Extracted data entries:
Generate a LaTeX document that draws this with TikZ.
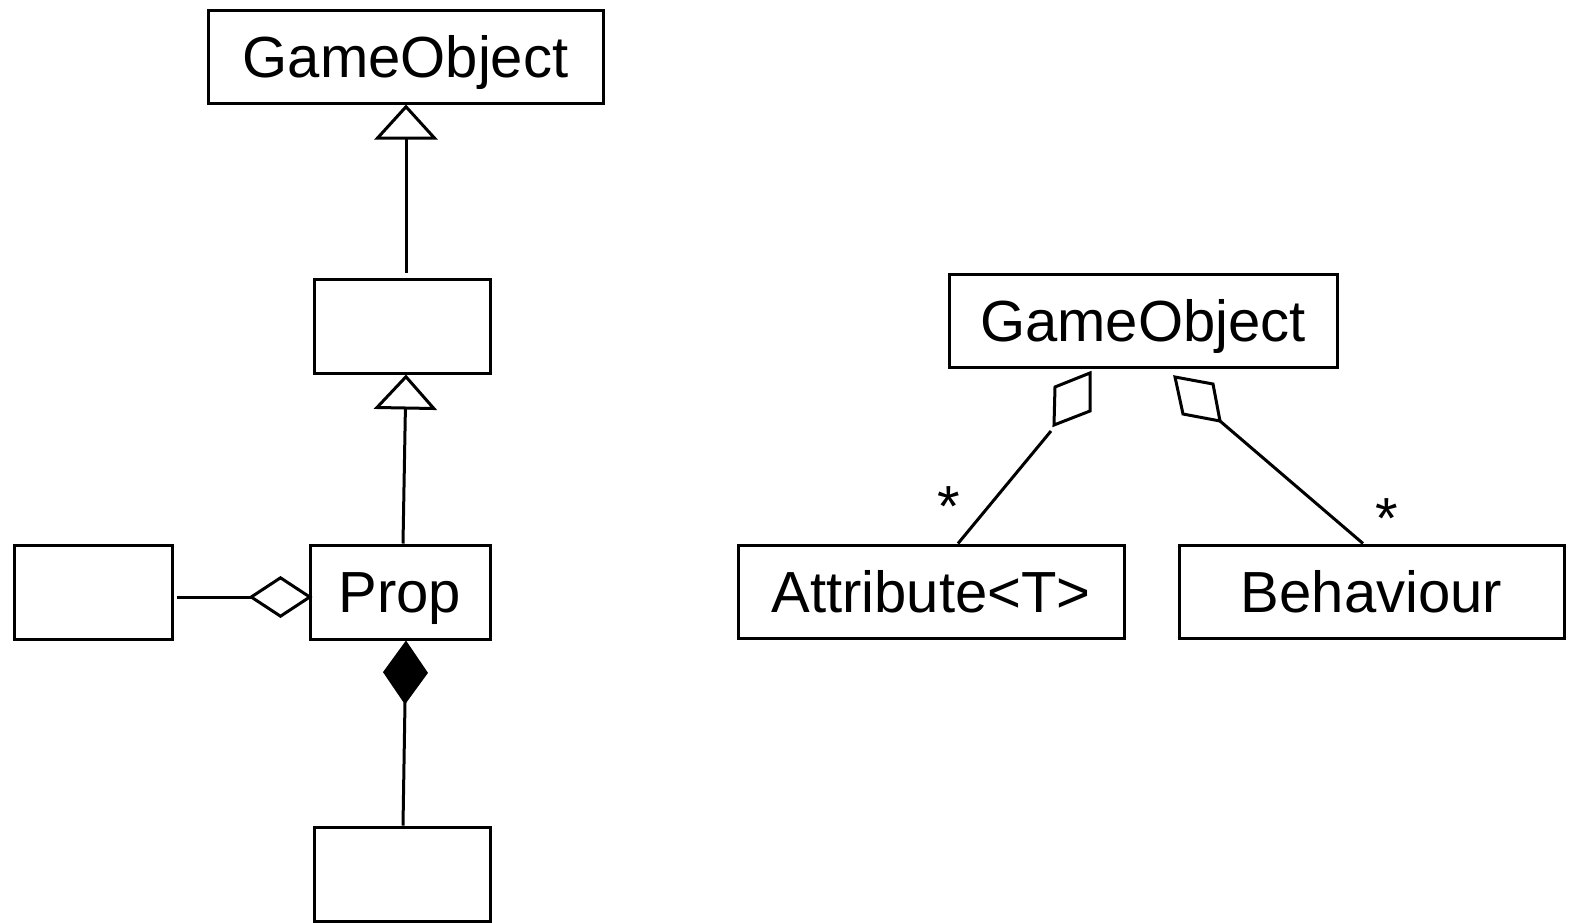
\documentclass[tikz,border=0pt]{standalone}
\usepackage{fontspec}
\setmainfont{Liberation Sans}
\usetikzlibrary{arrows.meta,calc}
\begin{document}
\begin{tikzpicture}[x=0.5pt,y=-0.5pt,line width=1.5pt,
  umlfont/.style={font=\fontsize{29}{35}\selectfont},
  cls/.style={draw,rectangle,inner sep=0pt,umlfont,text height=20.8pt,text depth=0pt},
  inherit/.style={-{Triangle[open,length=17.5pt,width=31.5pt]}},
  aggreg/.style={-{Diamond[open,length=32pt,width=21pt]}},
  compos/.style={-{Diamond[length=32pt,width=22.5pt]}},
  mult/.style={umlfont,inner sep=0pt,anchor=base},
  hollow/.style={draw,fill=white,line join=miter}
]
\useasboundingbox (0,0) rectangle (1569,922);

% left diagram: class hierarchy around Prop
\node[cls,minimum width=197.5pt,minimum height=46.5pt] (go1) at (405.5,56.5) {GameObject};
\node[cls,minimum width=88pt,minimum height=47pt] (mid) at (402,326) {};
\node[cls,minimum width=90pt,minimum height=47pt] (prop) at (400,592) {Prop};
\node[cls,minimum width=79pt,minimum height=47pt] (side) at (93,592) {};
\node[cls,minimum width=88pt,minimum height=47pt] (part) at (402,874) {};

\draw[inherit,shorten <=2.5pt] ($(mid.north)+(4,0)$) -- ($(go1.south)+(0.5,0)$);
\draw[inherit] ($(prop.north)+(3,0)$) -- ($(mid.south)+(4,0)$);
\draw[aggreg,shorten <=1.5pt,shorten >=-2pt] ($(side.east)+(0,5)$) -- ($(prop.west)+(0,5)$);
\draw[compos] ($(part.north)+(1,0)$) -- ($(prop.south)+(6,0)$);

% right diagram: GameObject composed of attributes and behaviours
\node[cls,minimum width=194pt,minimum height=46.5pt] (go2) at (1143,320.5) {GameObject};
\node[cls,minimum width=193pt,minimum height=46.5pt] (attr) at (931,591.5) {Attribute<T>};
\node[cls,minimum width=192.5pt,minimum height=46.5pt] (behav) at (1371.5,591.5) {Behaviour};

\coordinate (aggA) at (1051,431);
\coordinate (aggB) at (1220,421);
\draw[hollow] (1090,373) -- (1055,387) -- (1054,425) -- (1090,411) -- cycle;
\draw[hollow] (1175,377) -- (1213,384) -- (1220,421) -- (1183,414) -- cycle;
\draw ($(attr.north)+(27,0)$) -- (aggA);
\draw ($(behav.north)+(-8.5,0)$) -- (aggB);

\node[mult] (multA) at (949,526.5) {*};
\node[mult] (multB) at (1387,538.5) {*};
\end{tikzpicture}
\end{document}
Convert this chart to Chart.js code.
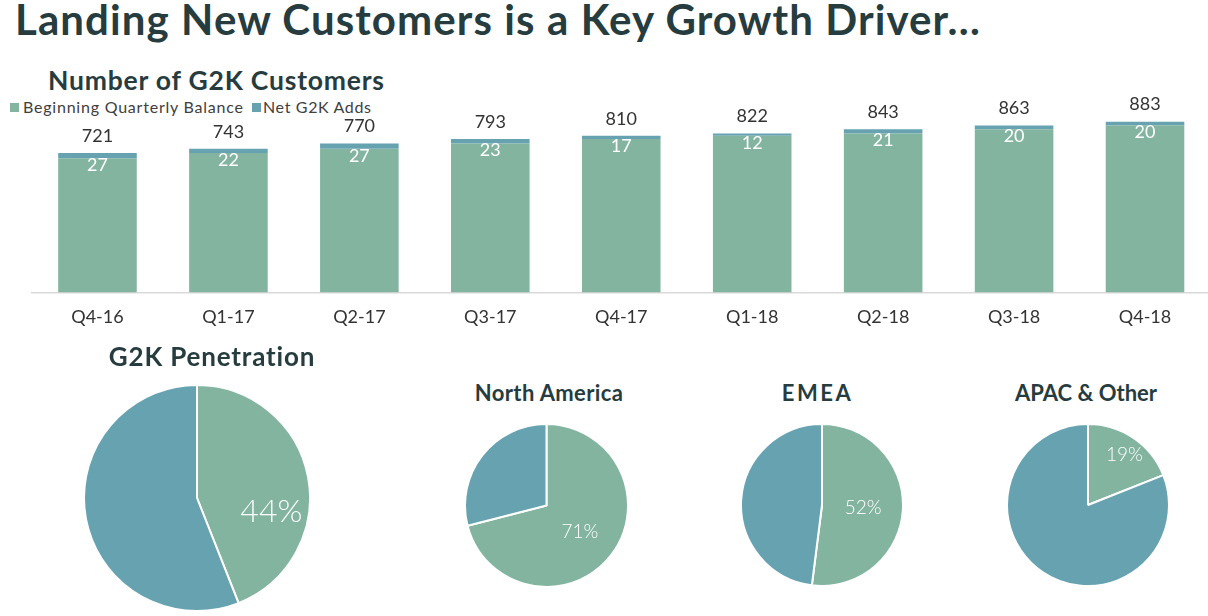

> [SHORT TASK] Leave out the pictures and transcribe the entries above exactly.

> [PROBLEM SOLUTION]
Generate a LaTeX document that draws this with TikZ.
\documentclass[tikz,border=0pt]{standalone}
\usepackage{fontspec}
\setmainfont{Liberation Sans}
\usetikzlibrary{arrows.meta,calc}
\begin{document}
\begin{tikzpicture}[x=0.5pt,y=-0.5pt,line width=1.5pt,
  umlfont/.style={font=\fontsize{29}{35}\selectfont},
  cls/.style={draw,rectangle,inner sep=0pt,umlfont,text height=20.8pt,text depth=0pt},
  inherit/.style={-{Triangle[open,length=17.5pt,width=31.5pt]}},
  aggreg/.style={-{Diamond[open,length=32pt,width=21pt]}},
  compos/.style={-{Diamond[length=32pt,width=22.5pt]}},
  mult/.style={umlfont,inner sep=0pt,anchor=base},
  hollow/.style={draw,fill=white,line join=miter}
]
\useasboundingbox (0,0) rectangle (1569,922);

% left diagram: class hierarchy around Prop
\node[cls,minimum width=197.5pt,minimum height=46.5pt] (go1) at (405.5,56.5) {GameObject};
\node[cls,minimum width=88pt,minimum height=47pt] (mid) at (402,326) {};
\node[cls,minimum width=90pt,minimum height=47pt] (prop) at (400,592) {Prop};
\node[cls,minimum width=79pt,minimum height=47pt] (side) at (93,592) {};
\node[cls,minimum width=88pt,minimum height=47pt] (part) at (402,874) {};

\draw[inherit,shorten <=2.5pt] ($(mid.north)+(4,0)$) -- ($(go1.south)+(0.5,0)$);
\draw[inherit] ($(prop.north)+(3,0)$) -- ($(mid.south)+(4,0)$);
\draw[aggreg,shorten <=1.5pt,shorten >=-2pt] ($(side.east)+(0,5)$) -- ($(prop.west)+(0,5)$);
\draw[compos] ($(part.north)+(1,0)$) -- ($(prop.south)+(6,0)$);

% right diagram: GameObject composed of attributes and behaviours
\node[cls,minimum width=194pt,minimum height=46.5pt] (go2) at (1143,320.5) {GameObject};
\node[cls,minimum width=193pt,minimum height=46.5pt] (attr) at (931,591.5) {Attribute<T>};
\node[cls,minimum width=192.5pt,minimum height=46.5pt] (behav) at (1371.5,591.5) {Behaviour};

\coordinate (aggA) at (1051,431);
\coordinate (aggB) at (1220,421);
\draw[hollow] (1090,373) -- (1055,387) -- (1054,425) -- (1090,411) -- cycle;
\draw[hollow] (1175,377) -- (1213,384) -- (1220,421) -- (1183,414) -- cycle;
\draw ($(attr.north)+(27,0)$) -- (aggA);
\draw ($(behav.north)+(-8.5,0)$) -- (aggB);

\node[mult] (multA) at (949,526.5) {*};
\node[mult] (multB) at (1387,538.5) {*};
\end{tikzpicture}
\end{document}
Convert this chart to Chart.js code.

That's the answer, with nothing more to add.